105. The question to be answered in relation to s.198M has both subjective and objective elements. In Lemoto v Able Technical Pty Ltd (2005) 63 NSWLR 300 McColl JA expressed the test in the following way (at 331):


          [132] The test, whether a claim or a defence was “so lacking in merit or substance as to be not fairly arguable”, must be applied, however, in the context of the constituent components of s 198J. In that context the question becomes whether the solicitor or barrister held a reasonable belief that the provable facts and a reasonably arguable view of the law meant that the prospects of recovering damages or defeating a claim or obtaining a reduction in the damages claimed were “fairly arguable”. These are matters about which reasonable minds might differ. The question will be whether the solicitor or barrister’s belief that they had material which objectively justified proceeding with the claim or the defence “unquestionably fell outside the range of views which could reasonably be entertained”: Medcalf at [40] per Lord Steyn. See also Eurobodalla Shire Council v Wells [2006] NSWCA 5.

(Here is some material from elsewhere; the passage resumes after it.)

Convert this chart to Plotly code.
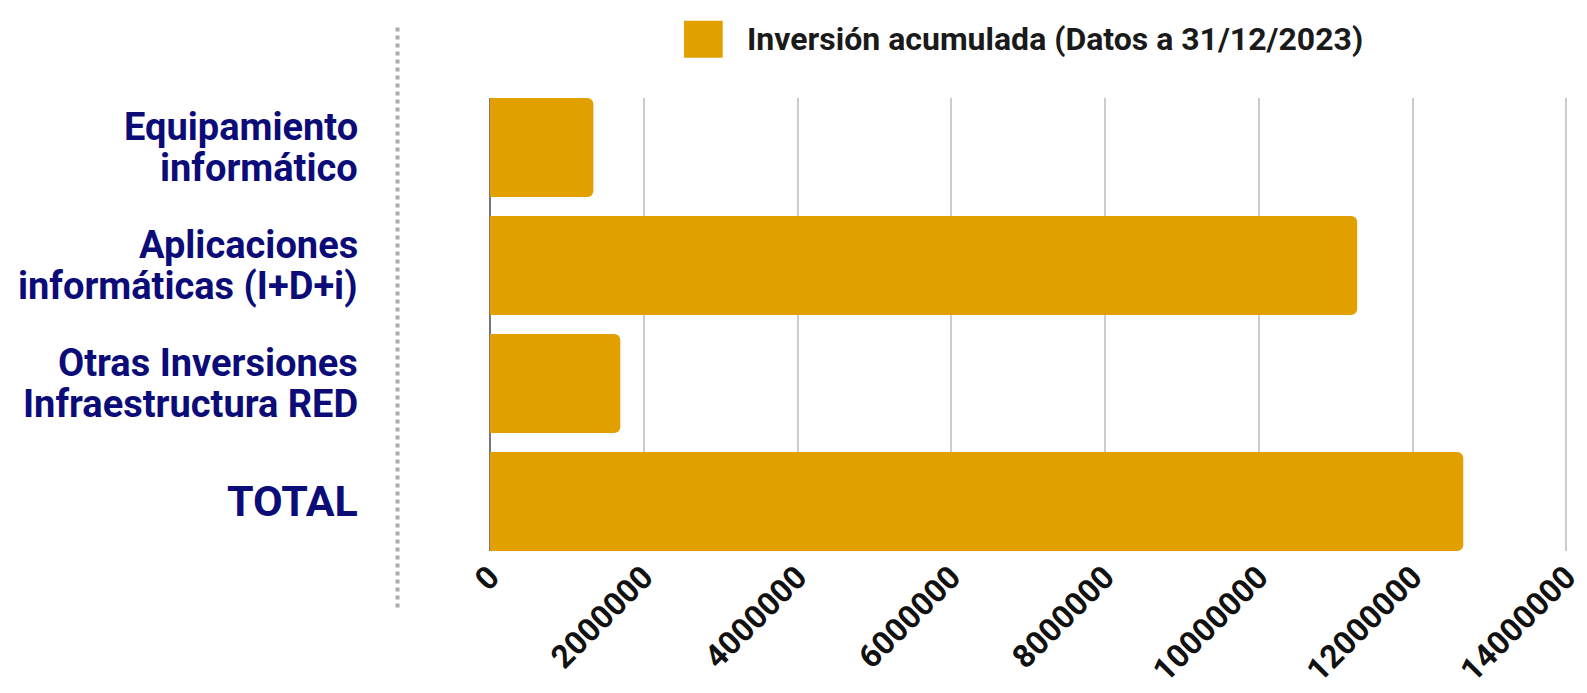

106. Thus the first question here is whether Ms Perla held a reasonable belief, at the time of commencing proceedings and afterwards, that the provable facts and reasonably arguable view of the law meant that the prospects of recovering damages in respect of the car purportedly owned by Ms Rees were fairly arguable.

107. To have held such a belief, it was necessary for Ms Perla to have held a reasonable belief that Ms Rees was in fact the owner of the vehicle, that damage had been occasioned to the vehicle and a consequent loss had been suffered by Ms Rees and that she had a fairly arguable case in respect of all the elements of the action.

108. Counsel for both parties addressed principally on the questions whether, at the time the proceedings were commenced in Ms Rees’s name, the solicitor held a retainer and whether, at that time, she held a reasonable belief that her “client’s” prospects of success were reasonable. I reserved a decision having heard the arguments. I also sought further written submissions on a point that occurred to me after the close of the hearing. Both parties accepted the invitation to put further material to me. In retrospect, the issue I raised seems irrelevant to the main questions posed in the proceedings but the submissions made amplified the arguments already made and I am grateful to counsel for their attentiveness and assistance.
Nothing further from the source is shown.